Human interest.. until someone gets hurt.
Crisis.

I don’t really care.
Most of it doesn’t affect me.
Most of it will be gone tomorrow.
It’s just exhausting.

Can we have some good news?
Can we have some different news?
Actually, can we have some Rocky & Bullwinkle?

Self-Isolation

Bored.
Oh, Lord.
I’m bored.

Working at home.
(Like I was before.)
Let me explain.

In January,
I broke my ankle.
Broke my foot as well.
The doctor asked,
“This was one fall?”

Splint, boot, cast, boot.
My doctor said I should stay off it.
Avoid traveling.

So, I was stuck at home.
My wife said, “At least you work at home.”

Annoyed.
Very annoyed.
But it was my fault.

April,
I can walk!
I’m free at last!
Bad timing.

Everyone said,
“Stay home!”
“Avoid everyone!”
“Work at home!”
“Don’t travel!”

So, it’s pretty much
Like breaking my foot again.
Except I didn’t.

So, I’m annoyed.
And, I’m bored.
Oh, Lord.
I’m bored.

Sailing

We should be on a ship,
Sailing across the sea.
Yet, we’re stuck at home,
Bored as we can be.

The living room’s our Lido Deck,
But there isn’t much to do.
We don’t have any contests,
There isn’t any pool.

Our buffet is open all day long,
It’s called the kitchen here.
There’s not a wide selection,
And bars don’t have any beer.

We can go out on excursions,
Just like on any cruise.
It’s now a bit like gambling,
With just your life to lose.

The back porch is our balcony,
The back yard’s our open sea,
The view just never changes,
We’re docked at Homestead Quay.


Dog Talk

We have a very vocal puppy.
Her name is Katie.
She talks all the time.
(She gets it from her Mom.)

The problem with a vocal puppy,
Is that nobody in the house speaks Dog.
With the exception of the Chihuahua,
And nobody speaks Spanish, either.

Katie howls at the front window.
This means, “Mail’s here.”
Unless, “The yard man is mowing.”
Sometimes, “A leaf blew in the street.”

Katie whimpers by the bed.
(Only in the middle of the night.)
This means, “I must go outside.”
Or, “Daddy’s sleeping in my spot.”
Sometimes, “Can you get me a snack?”

Katie whines in the kitchen.
This means, “Feed me now.”
Perhaps, “I would like some attention.”
Rarely, “My goodness, I am full.”

Katie cries by the back door.
This means, “Potty, please.”
Unless it means, “The neighbors are loud.”
Maybe, “There is noise out front, but this door has a window.”
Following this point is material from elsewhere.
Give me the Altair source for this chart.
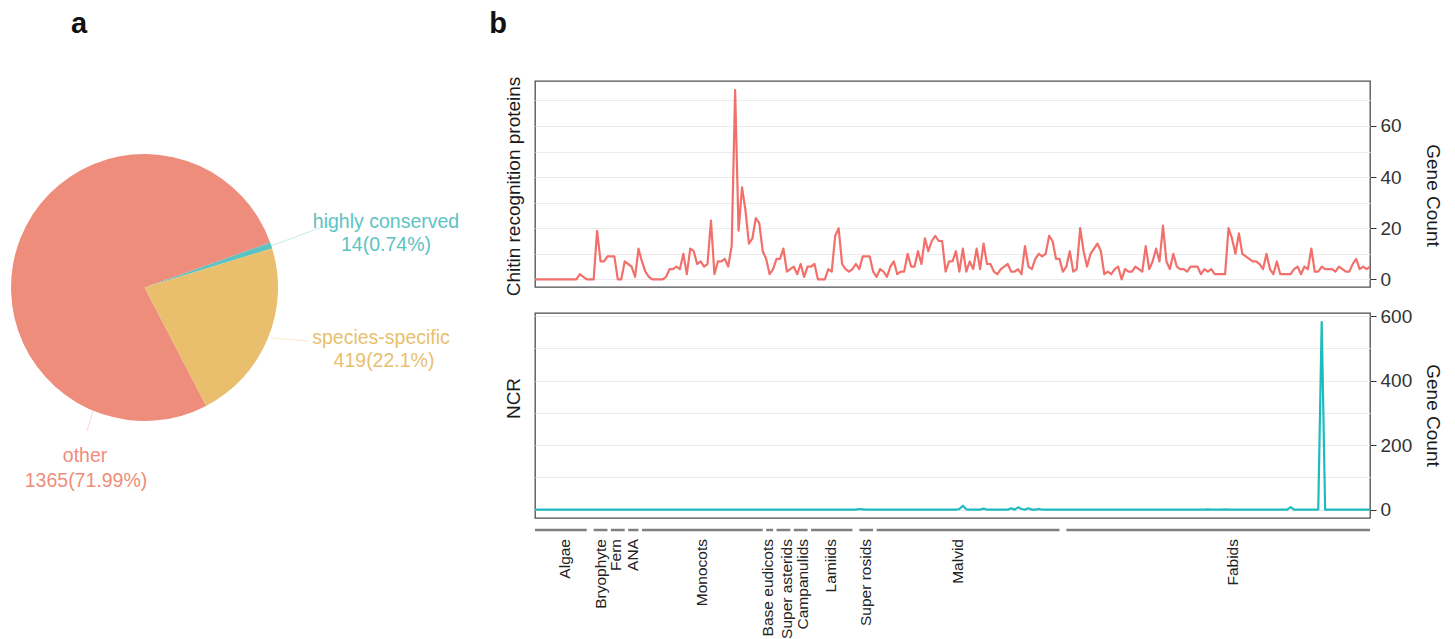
import math
import altair as alt
import pandas as pd

FONT = "Liberation Sans"

# ---------------- panel a : pie ----------------
PIE_NAMES = ["highly conserved", "species-specific", "other"]
PIE_COUNTS = [14, 419, 1365]
PIE_PCT_TEXT = ["0.74%", "22.1%", "71.99%"]
PIE_SHARE = [0.74, 22.1, 77.16]          # visible slice shares (%)
PIE_COLORS = ["#5CC3C3", "#E9BF6E", "#EE8D7C"]

# ---------------- panel b : gene counts per species ----------------
CHITIN = [0, 0, 0, 0, 0, 0, 0, 0, 0, 0, 0, 0, 0,
          2, 1, 0, 0, 0, 19, 7, 7, 9, 9,
          9, 0, 0, 7, 6, 5, 1, 12, 7, 3,
          1, 0, 0, 0, 0, 1, 4, 4, 5, 4,
          10, 2, 12, 11, 6, 7, 5, 6, 23, 2,
          7, 7, 8, 5, 13, 74, 19, 36, 27, 14,
          16, 24, 22, 11, 8, 2, 4, 8, 8, 12,
          3, 4, 5, 2, 6, 1, 5, 5, 6, 0,
          0, 0, 4, 3, 17, 20, 6, 4, 3, 4,
          6, 4, 9, 9, 9, 3, 1, 4, 3, 1,
          5, 7, 2, 3, 3, 10, 5, 5, 11, 6,
          16, 11, 15, 17, 15, 15, 3, 7, 7, 11,
          3, 12, 3, 7, 4, 12, 4, 14, 6, 6,
          3, 2, 4, 5, 6, 3, 3, 4, 2, 13,
          5, 4, 8, 10, 9, 10, 17, 15, 8, 8,
          3, 5, 11, 3, 4, 20, 11, 5, 10, 12,
          14, 11, 2, 3, 2, 4, 5, 0, 4, 3,
          3, 5, 4, 3, 13, 4, 7, 12, 7, 21,
          7, 4, 10, 5, 4, 4, 3, 5, 5, 5,
          2, 4, 3, 4, 2, 2, 2, 2, 20, 16,
          10, 18, 10, 9, 8, 7, 7, 6, 4, 10,
          4, 2, 7, 2, 2, 2, 2, 4, 5, 2,
          5, 4, 12, 3, 3, 5, 4, 4, 4, 3,
          5, 4, 3, 3, 6, 8, 4, 5, 4, 5]
N = len(CHITIN)

# NCR: zero everywhere except these species (index: count)
NCR_NONZERO = {95: 2, 96: 1, 124: 2, 125: 12, 126: 1, 131: 3, 139: 4, 141: 7,
               142: 2, 144: 4, 147: 2, 196: 1, 201: 1, 220: 8, 229: 582}
NCR = [NCR_NONZERO.get(i, 0) for i in range(1, N + 1)]

GROUPS = ["Algae", "Bryophyte", "Fern", "ANA", "Monocots", "Base eudicots",
          "Super asterids", "Campanulids", "Lamiids", "Super rosids", "Malvid", "Fabids"]
GROUP_START = [1, 18, 23, 28, 32, 68, 71, 76, 81, 95, 100, 155]
GROUP_END = [16, 22, 27, 31, 67, 70, 75, 80, 93, 99, 153, 243]
GROUP_LABEL_AT = [9.8, 20.1, 24.6, 29.4, 49.4, 68.5, 73.9, 78.7, 86.8, 96.9, 123.6, 203.3]

# ---------------- styling / layout constants ----------------
RED = "#F2706B"
TEAL = "#1FBBBE"
GRID = "#EBEBEB"
FRAME = "#4D4D4D"
PW = 835            # panel width
TOP_H, BOT_H = 206, 205
PIE_W, PIE_H = 271, 557

LABEL_POS = [[(377, 213), (377, 236)],
             [(372, 329), (375, 352)],
             [(76, 447), (77, 472)]]
LEADERS = [((262, 237), (324, 214)),
           ((262, 329), (300, 332)),
           ((86, 395), (78, 422))]

# ---------------- panel a ----------------
pie_df = pd.DataFrame({"name": PIE_NAMES, "share": PIE_SHARE, "k": list(range(len(PIE_NAMES)))})
a0 = math.radians(70.3)
arcs = alt.Chart(pie_df).mark_arc(outerRadius=133.5).encode(
    theta=alt.Theta("share:Q", stack=True, scale=alt.Scale(range=[a0, a0 + 2 * math.pi])),
    color=alt.Color("name:N", scale=alt.Scale(domain=PIE_NAMES, range=PIE_COLORS), legend=None),
    order=alt.Order("k:Q"),
)

lab_rows = []
for i, name in enumerate(PIE_NAMES):
    lines = [name, f"{PIE_COUNTS[i]}({PIE_PCT_TEXT[i]})"]
    for j, t in enumerate(lines):
        lab_rows.append({"t": t, "px": LABEL_POS[i][j][0], "py": LABEL_POS[i][j][1], "c": PIE_COLORS[i]})
lab_df = pd.DataFrame(lab_rows)
pie_labels = alt.Chart(lab_df).mark_text(font=FONT, fontSize=19.5, align="center", baseline="middle").encode(
    x=alt.X("px:Q", scale=None, axis=None),
    y=alt.Y("py:Q", scale=None, axis=None),
    text="t:N",
    color=alt.Color("c:N", scale=None),
)

lead_df = pd.DataFrame({
    "x1": [p[0][0] for p in LEADERS], "y1": [p[0][1] for p in LEADERS],
    "x2": [p[1][0] for p in LEADERS], "y2": [p[1][1] for p in LEADERS],
    "c": PIE_COLORS,
})
leaders = alt.Chart(lead_df).mark_rule(strokeWidth=1, opacity=0.35).encode(
    x=alt.X("x1:Q", scale=None, axis=None), y=alt.Y("y1:Q", scale=None, axis=None),
    x2="x2:Q", y2="y2:Q",
    color=alt.Color("c:N", scale=None),
)

letter_a = alt.Chart(pd.DataFrame({"t": ["a"]})).mark_text(
    font=FONT, fontSize=29, fontWeight="bold", align="center", baseline="alphabetic", color="#111111"
).encode(text="t:N", x=alt.value(70), y=alt.value(24))

pie_panel = alt.layer(arcs, leaders, pie_labels, letter_a).properties(
    width=PIE_W, height=PIE_H, view=alt.ViewBackground(stroke="transparent")
)

# ---------------- panel b ----------------
letter_b = alt.Chart(pd.DataFrame({"t": ["b"]})).mark_text(
    font=FONT, fontSize=29, fontWeight="bold", align="center", baseline="alphabetic", color="#111111"
).encode(text="t:N", x=alt.value(-37), y=alt.value(24)).properties(
    width=PW, height=46, view=alt.ViewBackground(stroke="transparent")
)

xs = alt.Scale(domain=[1, N], nice=False, zero=False)


def right_axis(values, title_y):
    return alt.Axis(orient="right", values=values, grid=False, domain=False, ticks=True,
                    tickSize=6, tickColor="#333333", tickWidth=1,
                    labelFont=FONT, labelFontSize=19, labelColor="#333333", labelPadding=4,
                    title="Gene Count", titleFont=FONT, titleFontSize=19, titleFontWeight="normal",
                    titleColor="#1a1a1a", titleAngle=90, titleAlign="center", titleBaseline="middle",
                    titleX=62, titleY=title_y)


def left_axis(values, title, title_y):
    return alt.Axis(orient="left", values=values, grid=True, gridColor=GRID, gridWidth=1.2,
                    labels=False, ticks=False, domain=False,
                    title=title, titleFont=FONT, titleFontSize=19, titleFontWeight="normal",
                    titleColor="#1a1a1a", titleAngle=270, titleAlign="center", titleBaseline="middle",
                    titleX=-22, titleY=title_y)


top_df = pd.DataFrame({"i": list(range(1, N + 1)), "v": CHITIN})
ys_top = alt.Scale(domain=[-3.0, 77.6], nice=False, zero=False)
top_grid = alt.Chart(top_df).mark_line(opacity=0).encode(
    x=alt.X("i:Q", scale=xs, axis=None),
    y=alt.Y("v:Q", scale=ys_top, axis=left_axis(list(range(0, 71, 10)), "Chitin recognition proteins", 105)),
)
top_line = alt.Chart(top_df).mark_line(color=RED, strokeWidth=2.2, strokeJoin="round").encode(
    x=alt.X("i:Q", scale=xs, axis=None),
    y=alt.Y("v:Q", scale=ys_top, axis=right_axis([0, 20, 40, 60], 114)),
)
top_panel = alt.layer(top_grid, top_line).resolve_axis(y="independent").properties(
    width=PW, height=TOP_H, view=alt.ViewBackground(stroke=FRAME, strokeWidth=1.3)
)

bot_df = pd.DataFrame({"i": list(range(1, N + 1)), "v": NCR})
ys_bot = alt.Scale(domain=[-26, 610], nice=False, zero=False)
bot_grid = alt.Chart(bot_df).mark_line(opacity=0).encode(
    x=alt.X("i:Q", scale=xs, axis=None),
    y=alt.Y("v:Q", scale=ys_bot, axis=left_axis(list(range(0, 601, 100)), "NCR", 85)),
)
bot_line = alt.Chart(bot_df).mark_line(color=TEAL, strokeWidth=2.2, strokeJoin="round").encode(
    x=alt.X("i:Q", scale=xs, axis=None),
    y=alt.Y("v:Q", scale=ys_bot, axis=right_axis([0, 200, 400, 600], 102)),
)

grp_df = pd.DataFrame({"g": GROUPS, "s": GROUP_START, "e": GROUP_END, "at": GROUP_LABEL_AT})
grp_rules = alt.Chart(grp_df).mark_rule(color="#808080", strokeWidth=2.5).encode(
    x=alt.X("s:Q", scale=xs, axis=None), x2="e:Q", y=alt.value(217)
)
grp_text = alt.Chart(grp_df).mark_text(
    font=FONT, fontSize=15.5, angle=270, align="right", baseline="middle", color="#222222"
).encode(x=alt.X("at:Q", scale=xs, axis=None), y=alt.value(226), text="g:N")

bot_panel = alt.layer(bot_grid, bot_line, grp_rules, grp_text).resolve_axis(y="independent").properties(
    width=PW, height=BOT_H, view=alt.ViewBackground(stroke=FRAME, strokeWidth=1.3)
)

right_col = alt.vconcat(letter_b, top_panel, bot_panel, spacing=26, bounds="flush")

chart = alt.hconcat(pie_panel, right_col, spacing=255, bounds="flush").properties(
    padding=0
).configure_view(stroke=FRAME, strokeWidth=1.3).configure(font=FONT)

chart.save("out.html", embed_options={"renderer": "svg", "actions": False})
Katie moans by the bedroom door.
On the outside, “Let me in!”
On the inside, “Let me out!”
That one, we understand.

Progress

Two weeks in a splint.
Don’t touch the ground!
Don’t breathe on it!
It’s a marathon, not a sprint.

Three weeks in a cast.
Don’t touch the ground!
Don’t scratch inside it!
The time will go by fast.

Four weeks in a boot.
Don’t touch the ground!
Don’t get it wet!
You’ve really learned to scoot.

One final week in the boot.
You may walk, if you please.
Please wash it!
You smell of old coot.

Ten weeks later,
It’s just a foot again.
(Still limping a bit.)


Going Viral

Last year, I hoped one of my poems would go viral.
Going viral used to be fun, not a prognosis.
I really can’t use that word any longer.
Now, it means what it was supposed to mean.
Sucks.
Stay home.

Ouch

My whining dogs both had to pee.
So I got up to set them free.
I felt my little foot go snap.
I said a loud and painful “Crap!”

In all the years that I have grown,
I never had a broken bone.
Now, I think that I have four.
It may be that or even more.

We had to skip our Springtime cruise.
Because my foot was full of screws.
To think that one little slip
Made me miss a weeklong trip.

A Couple in Quarantine

So, I’m waiting in the ER tonight.
I got the feeling that something ain’t right.
I’m so scared I have a fever and cough.
I’m hoping drugs can just get me off.

Coughs to the left of me,
Fever to the right.
Here I am stuck in the middle with you.

Well, I’m stuck in the middle with you.
And I’m hoping that it’s not Wuhan flu.
It’s so hard to keep my hands from my face.
And I want to puke all over the place.

Coughs to the left of me,
Fever to the right.
Here I am stuck in the middle with you.

Well, you started out with nothing,
Till you took a cruise ship to Japan.
Now, the doctors all come calling,
Slap you on the back and say,
Breathe.
Breathe.

Trying to make some sense of it all.
My wife shows no symptoms at all.
Is it cool to just pass out on the floor?
‘Cause I don’t that I can take any more.

Coughs to the left of me.
Fever to the right.
Here I am stuck in the middle with flu.